Results 1 - 1 of 1
Results 1 - 1 of 1. Search took: 0.013 seconds
[en] We have performed a survey of proton acceleration induced by long wavelength pulses to explore their peak energy dependence on the pulse intensity, target thickness and density. The simulations carried out with the PIC code ALADYN for a circularly polarized pulse have been compared with the scaling laws for radiation pressure acceleration (RPA) in the thick target and thin target regimes known as hole boring (HB) and relativistic mirror (RM) respectively. Since the critical density scales as λ-2, longer wavelength pulses allow to work with low density targets several microns thick and with moderate laser power. Under these conditions is possible to enter the RM region, where the key parameter is the ratio α between twice laser energy and the mirror rest energy; the corresponding acceleration efficiency is given by α/(1+α).

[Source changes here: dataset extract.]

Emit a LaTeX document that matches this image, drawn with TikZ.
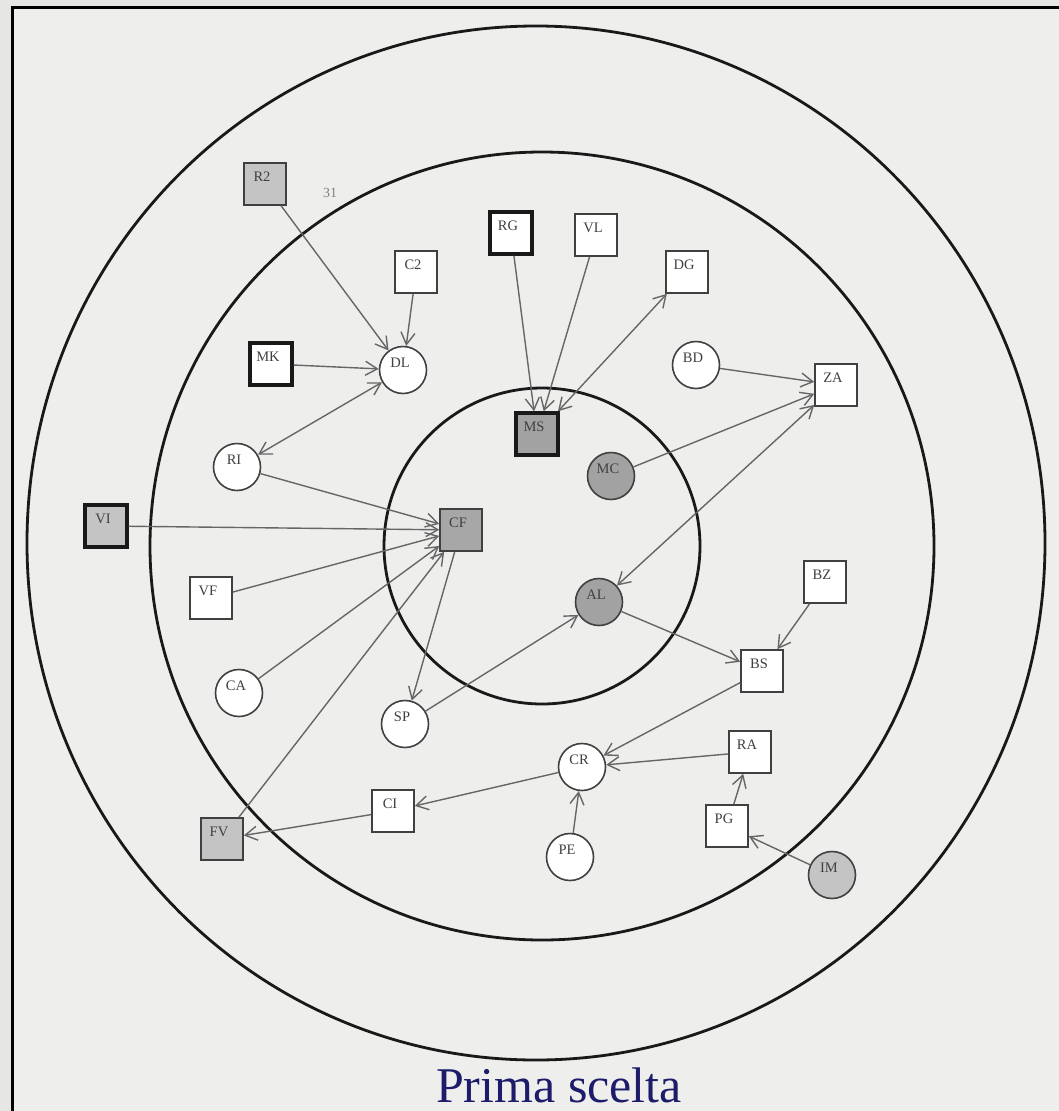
\documentclass[tikz,border=0pt]{standalone}
\usepackage{fontspec}
\setmainfont{Liberation Serif}
\usetikzlibrary{arrows.meta}
\definecolor{bg}{HTML}{E6E6E4}
\definecolor{paper}{HTML}{EEEEED}
\definecolor{navy}{HTML}{1C1C6A}
\definecolor{nodegray}{HTML}{C4C4C4}
\definecolor{darkgray}{HTML}{A2A2A2}
\tikzset{
  sq/.style={rectangle, draw=black!75, line width=1.6pt, minimum size=42pt, inner sep=0pt, fill=white},
  thick box/.style={line width=3.4pt, draw=black!90},
  cir/.style={circle, draw=black!75, line width=1.6pt, minimum size=47pt, inner sep=0pt, fill=white},
  lab/.style={font=\fontsize{14.5}{14.5}\selectfont, text=black!75, inner sep=0pt},
  nl/.style={label={[lab,xshift=-3pt,yshift=7pt]center:#1}},
  ring/.style={draw=black!90, line width=2.8pt},
  conn/.style={draw=black!60, line width=1.4pt, -{Straight Barb[length=12pt,width=14pt]}},
  biconn/.style={draw=black!60, line width=1.4pt, {Straight Barb[length=12pt,width=14pt]}-{Straight Barb[length=12pt,width=14pt]}}
}
\begin{document}
\begin{tikzpicture}[x=1pt,y=-1pt]
\useasboundingbox (0,0) rectangle (1059,1111);
\fill[bg] (0,0) rectangle (1059,1111);
\fill[paper] (12,7) rectangle (1059,1111);
\draw[black, line width=3pt] (12,1111) -- (12,7) -- (1059,7);

% rings
\draw[ring] (536,543) ellipse [x radius=509, y radius=517];
\draw[ring] (542,546) ellipse [x radius=392, y radius=394];
\draw[ring] (542,546) circle [radius=158];

% nodes
\node[sq, fill=nodegray, nl={R2}] (r2) at (265,184) {};
\node[lab, font=\fontsize{14}{14}\selectfont, text=black!50] (n31) at (330,193) {31};
\node[sq, nl={C2}] (c2) at (416,272) {};
\node[sq, thick box, nl={MK}] (mk) at (271,364) {};
\node[cir, nl={DL}] (dl) at (403,370) {};
\node[sq, thick box, nl={RG}] (rg) at (511,233) {};
\node[sq, nl={VL}] (vl) at (596,235) {};
\node[sq, nl={DG}] (dg) at (687,272) {};
\node[cir, nl={BD}] (bd) at (696,365) {};
\node[sq, thick box, fill=darkgray, nl={MS}] (ms) at (537,434) {};
\node[cir, fill=darkgray, nl={MC}] (mc) at (611,476) {};
\node[sq, fill=nodegray!85!black, nl={CF}] (cf) at (461,530) {};
\node[cir, fill=darkgray, nl={AL}] (al) at (599,602) {};
\node[sq, nl={ZA}] (za) at (836,385) {};
\node[cir, nl={RI}] (ri) at (237,467) {};
\node[sq, thick box, fill=nodegray, nl={VI}] (vi) at (106,526) {};
\node[sq, nl={VF}] (vf) at (211,598) {};
\node[cir, nl={CA}] (ca) at (239,693) {};
\node[cir, nl={SP}] (sp) at (405,724) {};
\node[sq, nl={BZ}] (bz) at (825,582) {};
\node[sq, nl={BS}] (bs) at (762,671) {};
\node[cir, nl={CR}] (cr) at (582,767) {};
\node[sq, nl={RA}] (ra) at (750,752) {};
\node[sq, nl={PG}] (pg) at (727,826) {};
\node[cir, nl={PE}] (pe) at (570,857) {};
\node[cir, fill=nodegray, nl={IM}] (im) at (832,875) {};
\node[sq, nl={CI}] (ci) at (393,811) {};
\node[sq, fill=nodegray, nl={FV}] (fv) at (222,839) {};

% connectors
\draw[conn] (r2) -- (dl);
\draw[conn] (c2) -- (dl);
\draw[conn] (mk) -- (dl);
\draw[biconn] (dl) -- (ri);
\draw[conn] (ri) -- (cf);
\draw[conn] (vi) -- (cf);
\draw[conn] (vf) -- (cf);
\draw[conn] (ca) -- (cf);
\draw[conn] (fv) -- (cf);
\draw[conn] (cf) -- (sp);
\draw[conn] (sp) -- (al);
\draw[conn] (rg) -- (ms);
\draw[conn] (vl) -- (ms);
\draw[biconn] (ms) -- (dg);
\draw[conn] (bd) -- (za);
\draw[conn] (mc) -- (za);
\draw[biconn] (za) -- (al);
\draw[conn] (al) -- (bs);
\draw[conn] (bz) -- (bs);
\draw[conn] (bs) -- (cr);
\draw[conn] (ra) -- (cr);
\draw[conn] (pe) -- (cr);
\draw[conn] (pg) -- (ra);
\draw[conn] (im) -- (pg);
\draw[conn] (cr) -- (ci);
\draw[conn] (ci) -- (fv);

% title
\node[font=\fontsize{50}{50}\selectfont, text=navy, anchor=base, inner sep=0pt] (title) at (559,1102) {Prima scelta};
\end{tikzpicture}
\end{document}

For a fixed intensity the minimum thickness of the target, and consequently the highest acceleration, is determined by the threshold of self induced transparency. In this case the number of accelerated particles scales with λ whereas the total energy does not depend on it. The agreement of PIC simulations with RPA and RM scalings, including the transition regions, suggests that these scalings can safely be used as the first step in the parametric scans also for large wavelength pulses such as CO2 lasers, to explore possible alternatives to short wavelength very high power Ti:Sa lasers for proton acceleration.